**DESCRIPTION OF THE TASK**.
Work out how many lines of the listing hold the string "this". Answer with that number alone.
▽
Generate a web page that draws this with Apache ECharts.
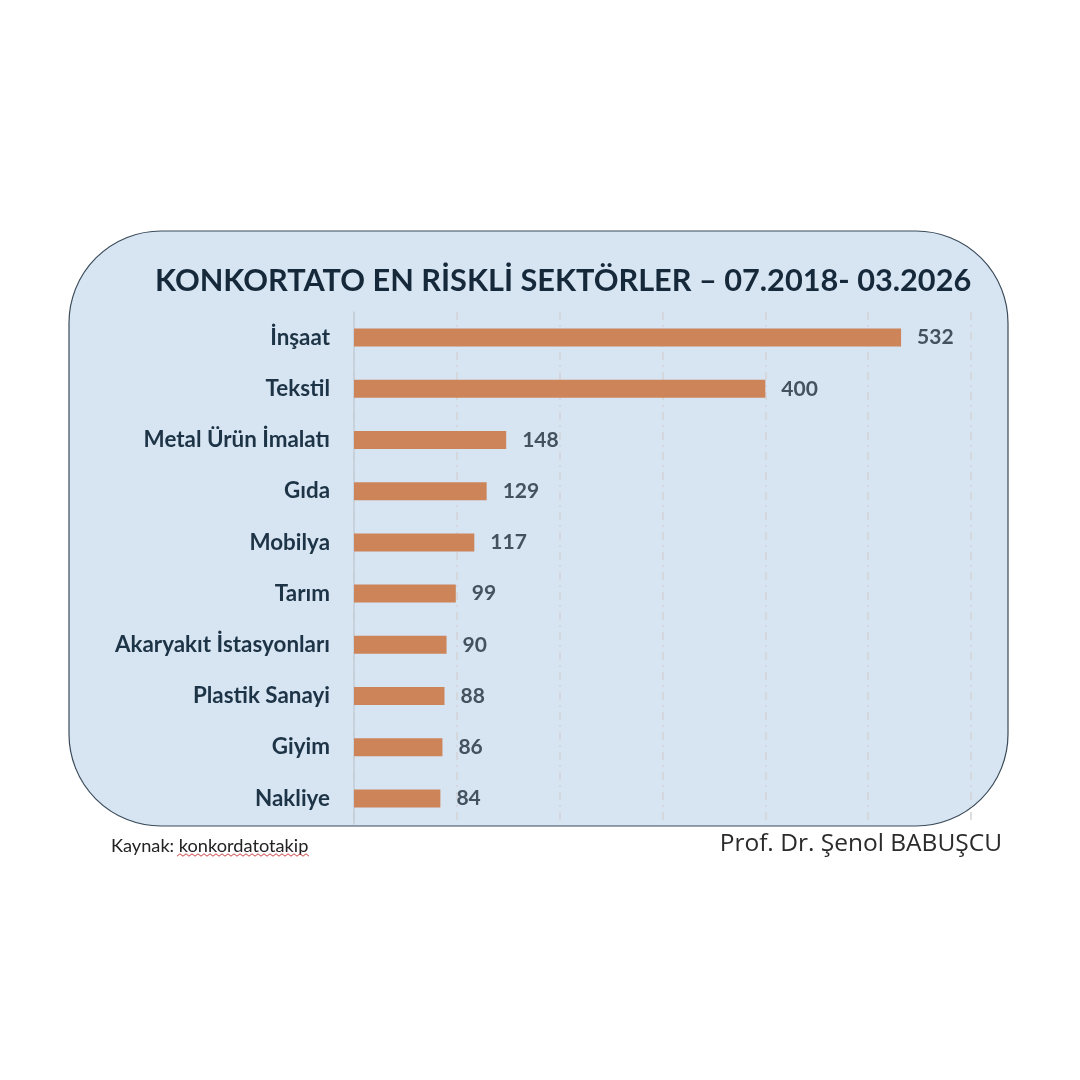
<!DOCTYPE html>
<html><head><meta charset="utf-8">
<style>html,body{margin:0;padding:0;background:#fff}#c{width:1080px;height:1080px}</style>
<script src="https://cdn.jsdelivr.net/npm/echarts@6/dist/echarts.min.js"></script>
</head><body><div id="c"></div>
<script>
const categories = ["İnşaat","Tekstil","Metal Ürün İmalatı","Gıda","Mobilya","Tarım","Akaryakıt İstasyonları","Plastik Sanayi","Giyim","Nakliye"];
const values = [532,400,148,129,117,99,90,88,86,84];
const titleText = "KONKORTATO EN RİSKLİ SEKTÖRLER – 07.2018- 03.2026";
const sourceLabel = "Kaynak: konkordatotakip";
const authorLabel = "Prof. Dr. Şenol BABUŞCU";

const wave = [];
for (let i = 0; i <= 44; i++) wave.push([177 + i * 3, 855 + (i % 2 ? -1.2 : 1.2)]);

const chart = echarts.init(document.getElementById('c'), null, {renderer:'canvas'});
chart.setOption({
  animation:false,
  backgroundColor:'#ffffff',
  textStyle:{fontFamily:'Lato'},
  graphic:[
    {type:'rect',z:-1,shape:{x:69,y:231,width:939,height:595,r:92},
     style:{fill:'#d7e5f3',stroke:'#3a4a58',lineWidth:1.2}},
    {type:'text',left:111,top:837,style:{text:sourceLabel,font:'18.2px Lato',fill:'#222222'}},
    {type:'polyline',shape:{points:wave},style:{stroke:'#c8413f',lineWidth:1,fill:null}},
    {type:'text',right:78,top:832,style:{text:authorLabel,font:'24.5px "Open Sans"',fill:'#2b2b2b'}}
  ],
  title:{text:titleText,left:150,top:261,
    textStyle:{fontFamily:'Lato',fontWeight:'bold',fontSize:30.7,color:'#15293b'}},
  grid:{left:354,top:312,width:617,height:512,containLabel:false},
  xAxis:{type:'value',min:0,max:600,interval:100,
    axisLabel:{show:false},axisTick:{show:false},axisLine:{show:false},
    splitLine:{show:true,lineStyle:{color:'#d3d2d6',width:1.5,type:[8,5,2,5]}}},
  yAxis:{type:'category',data:categories,inverse:true,
    axisTick:{show:false},
    axisLine:{show:true,lineStyle:{color:'#c3ccd6',width:1.5}},
    axisLabel:{margin:24,fontFamily:'Lato',fontWeight:'bold',fontSize:22.4,color:'#1d3346'}},
  series:[{type:'bar',data:values,barWidth:18,
    itemStyle:{color:'#cc8458'},
    label:{show:true,position:'right',distance:16,fontFamily:'Lato',fontWeight:'bold',fontSize:21,color:'#44525f'}}]
});
</script></body></html>
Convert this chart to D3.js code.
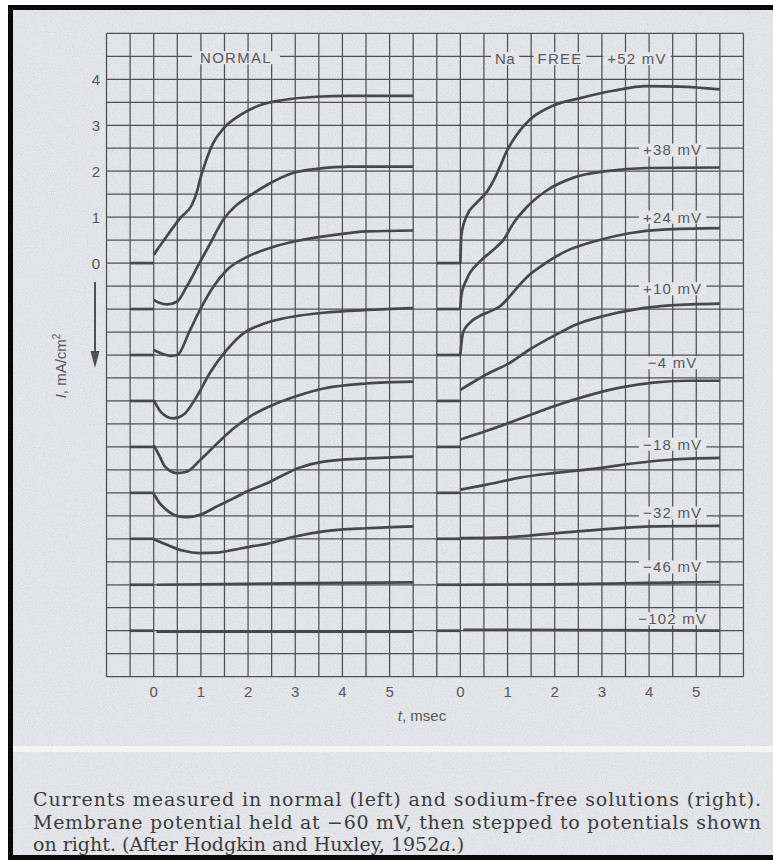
△
**RIGHT ANSWER**.
2